[BEGIN Data lines]

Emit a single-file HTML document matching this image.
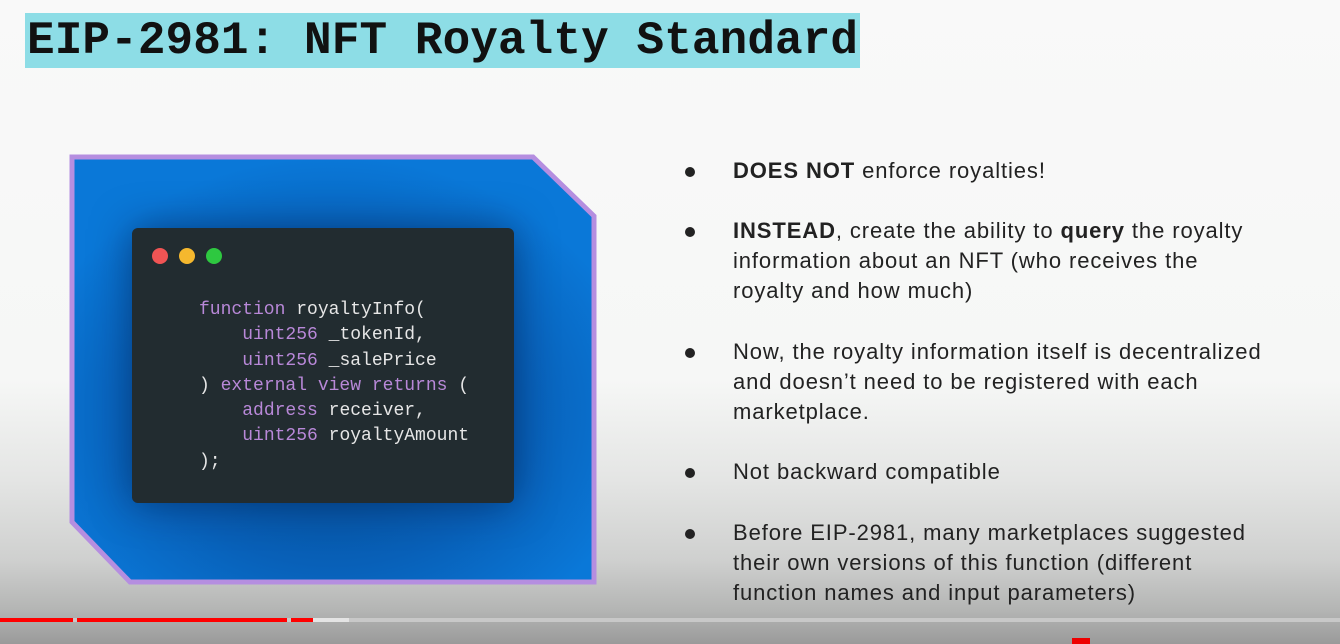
<!DOCTYPE html>
<html><head><meta charset="utf-8"><style>
html,body{margin:0;padding:0}
body{width:1340px;height:644px;position:relative;overflow:hidden;font-family:"Liberation Sans",sans-serif;
background:linear-gradient(to bottom,#f9f9f9 0px,#f6f7f6 380px,#e4e5e4 480px,#cfd0cf 560px,#b4b5b4 610px,#9a9a9a 644px);}
.title{position:absolute;left:25px;top:13px;width:835px;height:55px;background:#8ddde6;}
.title span{position:absolute;left:2px;top:2px;font-family:"Liberation Mono",monospace;font-weight:bold;font-size:46px;line-height:52px;color:#111;letter-spacing:0.1px}
.code{position:absolute;left:132px;top:228px;width:382px;height:275px;background:#222c30;border-radius:6px;box-shadow:0 0 40px rgba(0,20,60,0.5)}
.dot{position:absolute;top:248px;width:16px;height:16px;border-radius:50%}
pre{position:absolute;left:199px;top:298px;margin:0;font-family:"Liberation Mono",monospace;font-size:18px;line-height:25.3px;color:#e6e6e6}
.k{color:#b888d8}
.b{position:absolute;left:733px;font-size:22px;letter-spacing:0.9px;line-height:30px;color:#222;width:600px;white-space:nowrap}
.bu{position:absolute;left:685px;width:10px;height:10px;border-radius:50%;background:#222}
.bar{position:absolute;top:618px;height:4px}
</style></head><body>
<div class="title"><span>EIP-2981: NFT Royalty Standard</span></div>
<svg style="position:absolute;left:0;top:0" width="1340" height="644">
<defs><radialGradient id="g" cx="0.5" cy="0.6" r="0.6"><stop offset="0" stop-color="#054a90"/><stop offset="0.6" stop-color="#0860b8"/><stop offset="1" stop-color="#0a78d8"/></radialGradient></defs>
<polygon points="72,157 533,157 594,216 594,582 130,582 72,522" fill="url(#g)" stroke="#b58ee0" stroke-width="5"/>
</svg>
<div class="code"></div>
<div class="dot" style="left:152px;background:#f05454"></div>
<div class="dot" style="left:179px;background:#f5b82e"></div>
<div class="dot" style="left:206px;background:#2ec840"></div>
<pre><span class="k">function</span> royaltyInfo(
    <span class="k">uint256</span> _tokenId,
    <span class="k">uint256</span> _salePrice
) <span class="k">external view returns</span> (
    <span class="k">address</span> receiver,
    <span class="k">uint256</span> royaltyAmount
);</pre>
<div class="bu" style="top:167px"></div>
<div class="b" style="top:156px"><b>DOES NOT</b> enforce royalties!</div>
<div class="bu" style="top:227px"></div>
<div class="b" style="top:216px"><b>INSTEAD</b>, create the ability to <b>query</b> the royalty<br>information about an NFT (who receives the<br>royalty and how much)</div>
<div class="bu" style="top:348px"></div>
<div class="b" style="top:337px">Now, the royalty information itself is decentralized<br>and doesn’t need to be registered with each<br>marketplace.</div>
<div class="bu" style="top:468px"></div>
<div class="b" style="top:457px">Not backward compatible</div>
<div class="bu" style="top:529px"></div>
<div class="b" style="top:518px">Before EIP-2981, many marketplaces suggested<br>their own versions of this function (different<br>function names and input parameters)</div>
<div class="bar" style="left:0;width:1340px;background:#c8c8c8"></div>
<div class="bar" style="left:313px;width:36px;background:#e4e4e4"></div>
<div class="bar" style="left:0;width:73px;background:#f00"></div>
<div class="bar" style="left:77px;width:210px;background:#f00"></div>
<div class="bar" style="left:291px;width:22px;background:#f00"></div>
<div style="position:absolute;left:1072px;top:638px;width:18px;height:6px;background:#e00"></div>
</body></html>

[END Data lines]

Every line of text is to be repeated exactly; pictures are left out.

### Full solution
Emit a single-file HTML document matching this image.
<!DOCTYPE html>
<html><head><meta charset="utf-8"><style>
html,body{margin:0;padding:0}
body{width:1340px;height:644px;position:relative;overflow:hidden;font-family:"Liberation Sans",sans-serif;
background:linear-gradient(to bottom,#f9f9f9 0px,#f6f7f6 380px,#e4e5e4 480px,#cfd0cf 560px,#b4b5b4 610px,#9a9a9a 644px);}
.title{position:absolute;left:25px;top:13px;width:835px;height:55px;background:#8ddde6;}
.title span{position:absolute;left:2px;top:2px;font-family:"Liberation Mono",monospace;font-weight:bold;font-size:46px;line-height:52px;color:#111;letter-spacing:0.1px}
.code{position:absolute;left:132px;top:228px;width:382px;height:275px;background:#222c30;border-radius:6px;box-shadow:0 0 40px rgba(0,20,60,0.5)}
.dot{position:absolute;top:248px;width:16px;height:16px;border-radius:50%}
pre{position:absolute;left:199px;top:298px;margin:0;font-family:"Liberation Mono",monospace;font-size:18px;line-height:25.3px;color:#e6e6e6}
.k{color:#b888d8}
.b{position:absolute;left:733px;font-size:22px;letter-spacing:0.9px;line-height:30px;color:#222;width:600px;white-space:nowrap}
.bu{position:absolute;left:685px;width:10px;height:10px;border-radius:50%;background:#222}
.bar{position:absolute;top:618px;height:4px}
</style></head><body>
<div class="title"><span>EIP-2981: NFT Royalty Standard</span></div>
<svg style="position:absolute;left:0;top:0" width="1340" height="644">
<defs><radialGradient id="g" cx="0.5" cy="0.6" r="0.6"><stop offset="0" stop-color="#054a90"/><stop offset="0.6" stop-color="#0860b8"/><stop offset="1" stop-color="#0a78d8"/></radialGradient></defs>
<polygon points="72,157 533,157 594,216 594,582 130,582 72,522" fill="url(#g)" stroke="#b58ee0" stroke-width="5"/>
</svg>
<div class="code"></div>
<div class="dot" style="left:152px;background:#f05454"></div>
<div class="dot" style="left:179px;background:#f5b82e"></div>
<div class="dot" style="left:206px;background:#2ec840"></div>
<pre><span class="k">function</span> royaltyInfo(
    <span class="k">uint256</span> _tokenId,
    <span class="k">uint256</span> _salePrice
) <span class="k">external view returns</span> (
    <span class="k">address</span> receiver,
    <span class="k">uint256</span> royaltyAmount
);</pre>
<div class="bu" style="top:167px"></div>
<div class="b" style="top:156px"><b>DOES NOT</b> enforce royalties!</div>
<div class="bu" style="top:227px"></div>
<div class="b" style="top:216px"><b>INSTEAD</b>, create the ability to <b>query</b> the royalty<br>information about an NFT (who receives the<br>royalty and how much)</div>
<div class="bu" style="top:348px"></div>
<div class="b" style="top:337px">Now, the royalty information itself is decentralized<br>and doesn’t need to be registered with each<br>marketplace.</div>
<div class="bu" style="top:468px"></div>
<div class="b" style="top:457px">Not backward compatible</div>
<div class="bu" style="top:529px"></div>
<div class="b" style="top:518px">Before EIP-2981, many marketplaces suggested<br>their own versions of this function (different<br>function names and input parameters)</div>
<div class="bar" style="left:0;width:1340px;background:#c8c8c8"></div>
<div class="bar" style="left:313px;width:36px;background:#e4e4e4"></div>
<div class="bar" style="left:0;width:73px;background:#f00"></div>
<div class="bar" style="left:77px;width:210px;background:#f00"></div>
<div class="bar" style="left:291px;width:22px;background:#f00"></div>
<div style="position:absolute;left:1072px;top:638px;width:18px;height:6px;background:#e00"></div>
</body></html>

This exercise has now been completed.